**Data block**:
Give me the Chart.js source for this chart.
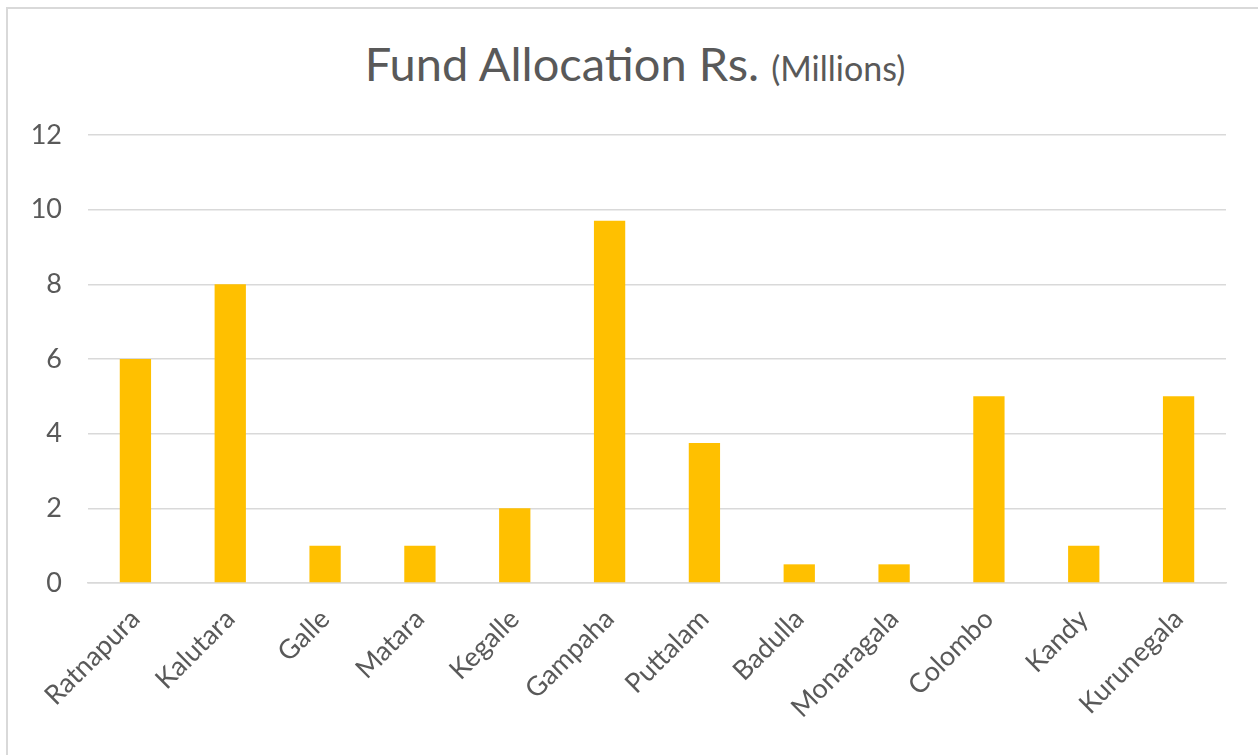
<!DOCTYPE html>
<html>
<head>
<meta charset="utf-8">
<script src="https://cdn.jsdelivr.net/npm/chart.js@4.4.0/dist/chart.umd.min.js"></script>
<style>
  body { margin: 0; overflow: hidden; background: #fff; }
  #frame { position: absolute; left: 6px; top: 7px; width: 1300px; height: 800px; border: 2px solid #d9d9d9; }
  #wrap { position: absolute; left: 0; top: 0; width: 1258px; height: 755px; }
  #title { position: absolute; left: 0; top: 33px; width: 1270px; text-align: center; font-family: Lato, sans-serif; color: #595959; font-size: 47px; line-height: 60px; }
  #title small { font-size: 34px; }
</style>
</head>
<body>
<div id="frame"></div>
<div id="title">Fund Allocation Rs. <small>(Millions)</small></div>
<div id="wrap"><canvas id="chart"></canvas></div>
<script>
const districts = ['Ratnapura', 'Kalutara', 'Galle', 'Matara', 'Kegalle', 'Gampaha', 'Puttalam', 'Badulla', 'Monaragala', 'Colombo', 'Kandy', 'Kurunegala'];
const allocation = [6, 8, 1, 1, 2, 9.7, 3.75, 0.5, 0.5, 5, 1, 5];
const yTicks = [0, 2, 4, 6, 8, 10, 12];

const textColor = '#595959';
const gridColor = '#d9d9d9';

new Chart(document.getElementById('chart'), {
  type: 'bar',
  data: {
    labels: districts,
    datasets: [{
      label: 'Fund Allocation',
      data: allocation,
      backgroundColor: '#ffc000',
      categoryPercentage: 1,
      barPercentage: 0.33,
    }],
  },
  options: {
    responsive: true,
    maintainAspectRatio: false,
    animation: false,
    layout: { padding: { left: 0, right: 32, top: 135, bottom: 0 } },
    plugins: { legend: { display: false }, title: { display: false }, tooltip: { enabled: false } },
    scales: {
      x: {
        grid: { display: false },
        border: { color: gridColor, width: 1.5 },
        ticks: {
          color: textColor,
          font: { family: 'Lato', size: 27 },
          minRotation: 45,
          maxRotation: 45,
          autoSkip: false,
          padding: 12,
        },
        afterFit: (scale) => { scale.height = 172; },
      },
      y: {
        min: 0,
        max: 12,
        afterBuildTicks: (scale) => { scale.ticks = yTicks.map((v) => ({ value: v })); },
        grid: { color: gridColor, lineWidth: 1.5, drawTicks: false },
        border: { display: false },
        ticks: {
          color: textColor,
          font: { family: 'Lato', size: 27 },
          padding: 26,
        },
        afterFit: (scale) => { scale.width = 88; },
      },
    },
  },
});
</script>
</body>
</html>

**Given problem**:
Every line above should be returned word for word, with the pictures left behind.

**Reply to the task**:
Give me the Chart.js source for this chart.
<!DOCTYPE html>
<html>
<head>
<meta charset="utf-8">
<script src="https://cdn.jsdelivr.net/npm/chart.js@4.4.0/dist/chart.umd.min.js"></script>
<style>
  body { margin: 0; overflow: hidden; background: #fff; }
  #frame { position: absolute; left: 6px; top: 7px; width: 1300px; height: 800px; border: 2px solid #d9d9d9; }
  #wrap { position: absolute; left: 0; top: 0; width: 1258px; height: 755px; }
  #title { position: absolute; left: 0; top: 33px; width: 1270px; text-align: center; font-family: Lato, sans-serif; color: #595959; font-size: 47px; line-height: 60px; }
  #title small { font-size: 34px; }
</style>
</head>
<body>
<div id="frame"></div>
<div id="title">Fund Allocation Rs. <small>(Millions)</small></div>
<div id="wrap"><canvas id="chart"></canvas></div>
<script>
const districts = ['Ratnapura', 'Kalutara', 'Galle', 'Matara', 'Kegalle', 'Gampaha', 'Puttalam', 'Badulla', 'Monaragala', 'Colombo', 'Kandy', 'Kurunegala'];
const allocation = [6, 8, 1, 1, 2, 9.7, 3.75, 0.5, 0.5, 5, 1, 5];
const yTicks = [0, 2, 4, 6, 8, 10, 12];

const textColor = '#595959';
const gridColor = '#d9d9d9';

new Chart(document.getElementById('chart'), {
  type: 'bar',
  data: {
    labels: districts,
    datasets: [{
      label: 'Fund Allocation',
      data: allocation,
      backgroundColor: '#ffc000',
      categoryPercentage: 1,
      barPercentage: 0.33,
    }],
  },
  options: {
    responsive: true,
    maintainAspectRatio: false,
    animation: false,
    layout: { padding: { left: 0, right: 32, top: 135, bottom: 0 } },
    plugins: { legend: { display: false }, title: { display: false }, tooltip: { enabled: false } },
    scales: {
      x: {
        grid: { display: false },
        border: { color: gridColor, width: 1.5 },
        ticks: {
          color: textColor,
          font: { family: 'Lato', size: 27 },
          minRotation: 45,
          maxRotation: 45,
          autoSkip: false,
          padding: 12,
        },
        afterFit: (scale) => { scale.height = 172; },
      },
      y: {
        min: 0,
        max: 12,
        afterBuildTicks: (scale) => { scale.ticks = yTicks.map((v) => ({ value: v })); },
        grid: { color: gridColor, lineWidth: 1.5, drawTicks: false },
        border: { display: false },
        ticks: {
          color: textColor,
          font: { family: 'Lato', size: 27 },
          padding: 26,
        },
        afterFit: (scale) => { scale.width = 88; },
      },
    },
  },
});
</script>
</body>
</html>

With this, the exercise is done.